PROMPT
Repeat everything from the first line of the listing below through the line that contains "58.9, 49.5, 39.1, 27.5, 14.6, 0]", exactly. Leave out pictures.

PROVIDED MATERIAL

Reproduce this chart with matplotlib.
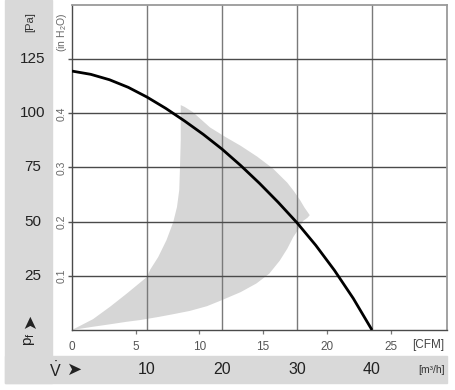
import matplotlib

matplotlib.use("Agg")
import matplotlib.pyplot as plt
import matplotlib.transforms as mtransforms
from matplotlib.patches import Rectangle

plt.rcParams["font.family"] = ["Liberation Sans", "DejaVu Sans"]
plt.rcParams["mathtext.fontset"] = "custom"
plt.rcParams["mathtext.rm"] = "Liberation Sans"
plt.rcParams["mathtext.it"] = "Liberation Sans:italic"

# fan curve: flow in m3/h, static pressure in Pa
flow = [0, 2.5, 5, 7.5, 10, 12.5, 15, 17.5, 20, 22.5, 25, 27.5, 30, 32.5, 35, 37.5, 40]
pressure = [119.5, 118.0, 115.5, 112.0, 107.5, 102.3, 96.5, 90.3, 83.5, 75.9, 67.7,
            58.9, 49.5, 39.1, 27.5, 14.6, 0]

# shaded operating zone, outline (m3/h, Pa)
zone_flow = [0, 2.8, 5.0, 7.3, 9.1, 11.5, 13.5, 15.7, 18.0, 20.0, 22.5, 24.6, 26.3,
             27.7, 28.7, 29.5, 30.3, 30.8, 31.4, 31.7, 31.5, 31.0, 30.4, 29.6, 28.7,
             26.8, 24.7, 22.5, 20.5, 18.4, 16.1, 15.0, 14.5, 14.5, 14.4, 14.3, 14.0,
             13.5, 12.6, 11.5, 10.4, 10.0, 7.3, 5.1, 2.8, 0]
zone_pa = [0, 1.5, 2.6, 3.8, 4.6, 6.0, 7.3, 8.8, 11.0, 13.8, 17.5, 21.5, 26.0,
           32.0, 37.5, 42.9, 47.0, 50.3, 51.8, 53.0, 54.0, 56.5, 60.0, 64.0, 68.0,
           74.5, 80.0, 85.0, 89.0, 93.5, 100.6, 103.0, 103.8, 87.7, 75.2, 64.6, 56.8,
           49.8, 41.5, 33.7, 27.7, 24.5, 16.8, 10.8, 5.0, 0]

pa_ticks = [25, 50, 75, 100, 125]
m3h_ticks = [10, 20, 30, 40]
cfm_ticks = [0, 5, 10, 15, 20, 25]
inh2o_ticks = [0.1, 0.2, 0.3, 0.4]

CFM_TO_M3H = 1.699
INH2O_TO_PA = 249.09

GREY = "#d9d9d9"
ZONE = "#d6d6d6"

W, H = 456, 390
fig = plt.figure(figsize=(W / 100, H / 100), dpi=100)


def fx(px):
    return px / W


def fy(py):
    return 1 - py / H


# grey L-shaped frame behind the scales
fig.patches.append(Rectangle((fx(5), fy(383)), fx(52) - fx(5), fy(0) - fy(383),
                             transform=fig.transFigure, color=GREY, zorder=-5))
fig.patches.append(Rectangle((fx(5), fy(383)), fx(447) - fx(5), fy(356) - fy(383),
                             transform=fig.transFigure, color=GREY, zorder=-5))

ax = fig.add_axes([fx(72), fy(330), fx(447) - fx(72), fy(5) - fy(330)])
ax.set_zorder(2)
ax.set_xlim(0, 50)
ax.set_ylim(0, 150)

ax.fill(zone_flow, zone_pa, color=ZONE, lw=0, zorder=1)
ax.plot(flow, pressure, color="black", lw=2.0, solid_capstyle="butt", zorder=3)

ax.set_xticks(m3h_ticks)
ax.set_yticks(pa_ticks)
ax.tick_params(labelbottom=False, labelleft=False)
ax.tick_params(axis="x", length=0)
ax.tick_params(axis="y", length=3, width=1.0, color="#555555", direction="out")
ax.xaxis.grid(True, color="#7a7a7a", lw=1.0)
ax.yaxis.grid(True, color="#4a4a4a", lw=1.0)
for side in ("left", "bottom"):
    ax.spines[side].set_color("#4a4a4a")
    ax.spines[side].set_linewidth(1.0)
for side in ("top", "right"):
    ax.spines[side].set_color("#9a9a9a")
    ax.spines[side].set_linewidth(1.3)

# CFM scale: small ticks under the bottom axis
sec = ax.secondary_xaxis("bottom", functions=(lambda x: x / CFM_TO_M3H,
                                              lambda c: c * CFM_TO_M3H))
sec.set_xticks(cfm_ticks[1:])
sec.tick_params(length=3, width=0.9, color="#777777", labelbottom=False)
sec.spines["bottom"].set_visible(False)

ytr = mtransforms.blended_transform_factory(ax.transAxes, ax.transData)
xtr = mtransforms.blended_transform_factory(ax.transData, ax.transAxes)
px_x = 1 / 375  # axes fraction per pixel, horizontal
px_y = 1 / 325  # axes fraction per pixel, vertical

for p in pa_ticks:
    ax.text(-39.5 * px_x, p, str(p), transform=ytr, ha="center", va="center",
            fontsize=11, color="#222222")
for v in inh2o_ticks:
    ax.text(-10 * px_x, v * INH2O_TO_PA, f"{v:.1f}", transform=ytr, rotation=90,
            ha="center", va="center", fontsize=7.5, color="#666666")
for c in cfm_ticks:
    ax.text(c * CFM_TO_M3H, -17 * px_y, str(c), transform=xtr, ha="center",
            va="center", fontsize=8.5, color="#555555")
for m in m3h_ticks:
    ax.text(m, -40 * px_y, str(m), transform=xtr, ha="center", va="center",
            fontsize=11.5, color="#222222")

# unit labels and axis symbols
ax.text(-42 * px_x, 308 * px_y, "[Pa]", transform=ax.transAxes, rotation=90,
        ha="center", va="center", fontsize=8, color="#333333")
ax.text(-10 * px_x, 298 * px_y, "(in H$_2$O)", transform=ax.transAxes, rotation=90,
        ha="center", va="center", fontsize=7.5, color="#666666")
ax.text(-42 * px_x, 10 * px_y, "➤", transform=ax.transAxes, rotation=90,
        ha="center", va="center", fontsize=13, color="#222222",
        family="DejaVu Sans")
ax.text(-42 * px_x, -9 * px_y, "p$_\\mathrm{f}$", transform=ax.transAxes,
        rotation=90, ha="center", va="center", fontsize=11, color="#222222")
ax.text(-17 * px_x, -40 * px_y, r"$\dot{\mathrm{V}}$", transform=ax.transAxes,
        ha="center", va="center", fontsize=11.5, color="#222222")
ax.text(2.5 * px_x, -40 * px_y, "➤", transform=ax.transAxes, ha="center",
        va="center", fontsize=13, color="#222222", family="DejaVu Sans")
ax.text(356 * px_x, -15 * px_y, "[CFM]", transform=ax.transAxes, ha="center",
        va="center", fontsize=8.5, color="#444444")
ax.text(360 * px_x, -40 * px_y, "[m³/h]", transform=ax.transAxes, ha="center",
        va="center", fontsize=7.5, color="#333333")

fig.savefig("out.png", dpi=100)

ANSWER TO THE TASK
Reproduce this chart with matplotlib.
import matplotlib

matplotlib.use("Agg")
import matplotlib.pyplot as plt
import matplotlib.transforms as mtransforms
from matplotlib.patches import Rectangle

plt.rcParams["font.family"] = ["Liberation Sans", "DejaVu Sans"]
plt.rcParams["mathtext.fontset"] = "custom"
plt.rcParams["mathtext.rm"] = "Liberation Sans"
plt.rcParams["mathtext.it"] = "Liberation Sans:italic"

# fan curve: flow in m3/h, static pressure in Pa
flow = [0, 2.5, 5, 7.5, 10, 12.5, 15, 17.5, 20, 22.5, 25, 27.5, 30, 32.5, 35, 37.5, 40]
pressure = [119.5, 118.0, 115.5, 112.0, 107.5, 102.3, 96.5, 90.3, 83.5, 75.9, 67.7,
            58.9, 49.5, 39.1, 27.5, 14.6, 0]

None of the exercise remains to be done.